Another man was seriously injured in a shooting outside a Coquitlam pub on Jan. 14, and two bystanders were treated for minor wounds caused by debris from the shooting.
On Wednesday, a man and woman sustained non-life-threatening injuries in a shooting at a warming centre in Whalley, a neighbourhood in Surrey.
While investigations are ongoing in all three incidents, Supt. Duncan Pound of the Combined Forces Special Enforcement Unit of B.C. said all of them “initially appear connected to street-level drug trafficking.”
“They do not, at this time, appear to have any direct links to the Lower Mainland gang conflict and do not appear to be connected to each other,” he said.
Last year, as a result of increased violence, police forces — including 13 RCMP detachments and five integrated teams that deliver frontline policing in the Lower Mainland — increased their targeted enforcement, patrols and information-sharing.
Since April, many detachments and municipalities introduced or expanded anti-gang initiatives, and Pound said co-ordination on anti-gang violence is probably “the highest level it’s been in many years.”

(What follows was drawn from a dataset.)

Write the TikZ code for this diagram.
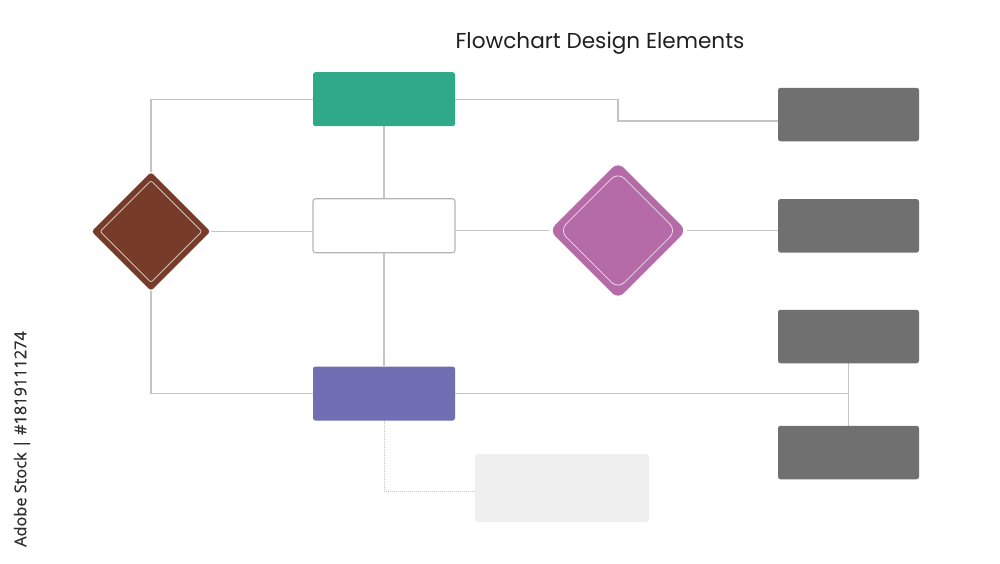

“The aspect that really deters street-level and organized criminal figures is, nothing is more discouraging to them than when the police are working together,” he explained.
“Criminals don’t respect the municipal boundaries, they don’t respect provincial boundaries. So if the police were to stay within their own backyard, that gives them greater opportunity to exploit opportunities around the Lower Mainland.”
Bhayani encouraged concerned parents to spend time with their children, get to know their friends and their friends’ parents, as many of these criminal activities involve “very young men.”
“Parents need to know who they’re with, what they’re doing, what’s happening after school … I really encourage families out there to spend more time with their kids.”